C’est donc dans ce désert, dans ce lieu, dans ce paysage que se déroule Sonora, le tout premier jeu de pichenette en mode Flick & Write.
En 2021, le marché est bourré à craquer de Roll & Write. On lance les dés, on coche un truc. Parfois, comme dans Welcome to ou Demeter, on a affaire à un Flip & Write, on retourne une carte, on coche un truc. Dans Sonora, en mode Carrom ou Carambole, on fait une pichenette des bords pour faire tomber ses jetons sur le plateau et ses quatre régions du désert, pour tenter de les placer aux endroits sélectionnés. Selon la valeur du jeton « pichenetté », selon l’emplacement atteint, on coche alors des trucs, des bidules sur son plateau personnel et effaçable.
Ok, why not. Sonora propose une réinvention détonante et un mélange pimenté entre jeu de pichenette et Roll & Write. Sur le papier, pourquoi pas. Avec un marché du jeu de société saturé, toute innovation est bonne à prendre, j’imagine.
Sauf que. Déjà à la lecture des règles, puis encore pire en y jouant, on se rend bien vite compte qu’on se retrouve en vrai dans le fameux épisode de Kaamelott à jouer au cul-de-chouette. Ce jeton ici comme ça pour cocher ce truc ici, ainsi, comme ceci, pour cela. Cette ligne, mais pas cette colonne, pour entourer cet élément ci, mais pas celui-là. C’est vite vu, on passe sa partie à vouloir crier « Kamoulox« .
Tous les jetons lancés finissent bien par nous permettre de cocher des éléments, n’importe où, n’importe comment, sans possibilité de maîtrise ou de contrôle. On lance, on coche, et voilà. C’est tout. C’est peu. Pour un « petit » jeu de pichenette et d’éléments à cocher, on finit vite par vouloir lancer le jeu comme ses jetons, loin. Un jeu qui se subit plus qu’il ne s’apprécie.
Sonora, verdict
Bof bof
Sonora mélange pichenette et roll & write aux règles et exceptions pénibles et indigestes.

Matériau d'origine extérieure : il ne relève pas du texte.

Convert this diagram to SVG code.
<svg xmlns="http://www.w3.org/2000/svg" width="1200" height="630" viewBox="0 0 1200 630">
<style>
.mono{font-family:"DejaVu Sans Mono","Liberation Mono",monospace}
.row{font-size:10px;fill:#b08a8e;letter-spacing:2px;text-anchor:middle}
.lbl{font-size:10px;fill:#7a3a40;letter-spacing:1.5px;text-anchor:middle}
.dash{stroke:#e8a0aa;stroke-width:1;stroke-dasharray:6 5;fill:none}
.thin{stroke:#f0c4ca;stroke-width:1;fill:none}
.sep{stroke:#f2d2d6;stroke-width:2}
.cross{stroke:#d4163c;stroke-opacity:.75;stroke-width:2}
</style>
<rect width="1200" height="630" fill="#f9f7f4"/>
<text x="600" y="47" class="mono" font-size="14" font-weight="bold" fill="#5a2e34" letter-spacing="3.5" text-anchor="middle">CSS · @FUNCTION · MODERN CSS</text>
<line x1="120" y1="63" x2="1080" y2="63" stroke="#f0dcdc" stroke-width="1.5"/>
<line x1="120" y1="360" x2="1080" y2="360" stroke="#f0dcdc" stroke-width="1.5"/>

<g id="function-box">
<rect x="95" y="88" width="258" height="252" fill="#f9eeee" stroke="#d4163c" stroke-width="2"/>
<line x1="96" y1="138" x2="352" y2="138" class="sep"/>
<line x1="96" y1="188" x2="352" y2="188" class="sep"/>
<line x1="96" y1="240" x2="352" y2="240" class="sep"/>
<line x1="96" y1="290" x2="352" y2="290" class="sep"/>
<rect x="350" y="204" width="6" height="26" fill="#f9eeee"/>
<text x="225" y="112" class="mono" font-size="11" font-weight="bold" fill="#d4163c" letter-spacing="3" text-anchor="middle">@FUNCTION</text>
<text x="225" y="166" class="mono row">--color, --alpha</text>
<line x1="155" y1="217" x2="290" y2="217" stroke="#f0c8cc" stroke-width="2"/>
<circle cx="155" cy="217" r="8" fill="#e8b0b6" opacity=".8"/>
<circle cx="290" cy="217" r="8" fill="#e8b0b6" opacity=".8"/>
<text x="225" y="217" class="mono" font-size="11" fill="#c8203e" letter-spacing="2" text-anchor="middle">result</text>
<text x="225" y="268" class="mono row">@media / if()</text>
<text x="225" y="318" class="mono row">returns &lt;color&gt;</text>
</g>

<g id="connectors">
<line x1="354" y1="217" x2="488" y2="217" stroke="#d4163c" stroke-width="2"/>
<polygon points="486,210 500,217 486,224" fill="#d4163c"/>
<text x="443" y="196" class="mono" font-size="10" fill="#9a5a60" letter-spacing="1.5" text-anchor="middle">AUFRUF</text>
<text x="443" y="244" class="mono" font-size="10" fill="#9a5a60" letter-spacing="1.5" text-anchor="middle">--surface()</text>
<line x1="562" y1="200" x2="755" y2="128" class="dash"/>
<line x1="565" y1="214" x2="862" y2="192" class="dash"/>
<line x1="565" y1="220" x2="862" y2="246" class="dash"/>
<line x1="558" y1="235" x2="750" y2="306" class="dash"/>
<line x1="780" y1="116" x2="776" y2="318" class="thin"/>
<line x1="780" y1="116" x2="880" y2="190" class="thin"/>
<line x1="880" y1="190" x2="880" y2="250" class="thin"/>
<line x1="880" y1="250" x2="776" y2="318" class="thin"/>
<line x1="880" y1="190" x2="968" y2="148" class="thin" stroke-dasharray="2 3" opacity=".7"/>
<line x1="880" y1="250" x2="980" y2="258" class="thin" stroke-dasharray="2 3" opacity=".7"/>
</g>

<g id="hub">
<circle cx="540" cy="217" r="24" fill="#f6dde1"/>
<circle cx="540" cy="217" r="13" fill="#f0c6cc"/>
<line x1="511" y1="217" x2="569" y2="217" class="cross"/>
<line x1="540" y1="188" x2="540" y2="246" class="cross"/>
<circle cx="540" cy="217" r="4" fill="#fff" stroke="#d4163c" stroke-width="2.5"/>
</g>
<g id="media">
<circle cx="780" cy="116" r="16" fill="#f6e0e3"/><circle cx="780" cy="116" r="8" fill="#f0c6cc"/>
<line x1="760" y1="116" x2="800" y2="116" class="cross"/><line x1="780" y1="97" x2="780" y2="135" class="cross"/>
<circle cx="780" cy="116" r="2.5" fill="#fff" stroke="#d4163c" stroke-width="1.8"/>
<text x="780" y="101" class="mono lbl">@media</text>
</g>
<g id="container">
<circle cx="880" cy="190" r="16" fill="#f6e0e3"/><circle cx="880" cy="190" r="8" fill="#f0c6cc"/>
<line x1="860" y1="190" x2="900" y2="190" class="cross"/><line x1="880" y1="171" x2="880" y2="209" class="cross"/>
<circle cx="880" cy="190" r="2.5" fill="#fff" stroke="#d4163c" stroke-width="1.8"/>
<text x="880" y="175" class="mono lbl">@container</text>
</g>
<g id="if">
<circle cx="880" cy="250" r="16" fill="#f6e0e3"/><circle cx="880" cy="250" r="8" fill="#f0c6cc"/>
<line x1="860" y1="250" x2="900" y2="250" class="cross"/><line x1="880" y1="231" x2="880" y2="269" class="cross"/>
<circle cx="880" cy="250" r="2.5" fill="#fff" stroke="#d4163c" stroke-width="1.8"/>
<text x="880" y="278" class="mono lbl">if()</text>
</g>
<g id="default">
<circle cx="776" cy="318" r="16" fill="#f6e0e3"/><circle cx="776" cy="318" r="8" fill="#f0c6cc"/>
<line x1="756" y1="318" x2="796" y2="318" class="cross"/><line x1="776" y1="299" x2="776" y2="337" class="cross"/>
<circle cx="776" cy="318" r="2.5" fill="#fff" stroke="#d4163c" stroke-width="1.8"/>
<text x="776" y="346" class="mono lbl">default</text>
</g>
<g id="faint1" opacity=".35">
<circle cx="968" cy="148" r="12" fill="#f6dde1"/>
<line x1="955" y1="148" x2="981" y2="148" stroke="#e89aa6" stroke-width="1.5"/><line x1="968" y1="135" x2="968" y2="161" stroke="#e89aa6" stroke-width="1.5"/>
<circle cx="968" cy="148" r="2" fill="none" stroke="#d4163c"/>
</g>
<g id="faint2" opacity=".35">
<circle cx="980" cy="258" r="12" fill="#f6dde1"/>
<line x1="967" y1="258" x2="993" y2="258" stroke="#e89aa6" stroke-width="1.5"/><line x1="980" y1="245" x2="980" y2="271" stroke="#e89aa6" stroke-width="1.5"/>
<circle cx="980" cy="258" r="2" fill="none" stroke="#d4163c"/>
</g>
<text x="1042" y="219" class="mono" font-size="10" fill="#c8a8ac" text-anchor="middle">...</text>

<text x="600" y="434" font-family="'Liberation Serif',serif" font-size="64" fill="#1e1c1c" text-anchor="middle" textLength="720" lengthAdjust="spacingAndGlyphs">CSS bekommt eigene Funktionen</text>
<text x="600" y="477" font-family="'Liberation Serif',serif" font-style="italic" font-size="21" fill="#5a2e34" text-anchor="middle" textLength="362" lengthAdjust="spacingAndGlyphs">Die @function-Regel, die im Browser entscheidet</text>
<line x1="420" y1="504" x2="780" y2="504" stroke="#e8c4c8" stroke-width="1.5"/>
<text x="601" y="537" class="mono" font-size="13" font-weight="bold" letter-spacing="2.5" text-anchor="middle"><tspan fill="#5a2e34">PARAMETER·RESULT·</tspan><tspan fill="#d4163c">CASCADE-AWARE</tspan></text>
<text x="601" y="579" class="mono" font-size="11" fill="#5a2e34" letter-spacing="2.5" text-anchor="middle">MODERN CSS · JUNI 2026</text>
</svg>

Sonora, créé par Rob Newton et édité par Pandasaurus Games, de 2 à 4 (tourne « bien » à toutes les configurations), dès 10 ans (plutôt 14, au vu de la complexité et des multiples exceptions des éléments à cocher), pour de parties (bien trop pénibles) de 45′. Pour l’instant, le jeu n’existe qu’en anglais. Prix constaté : 26 euros.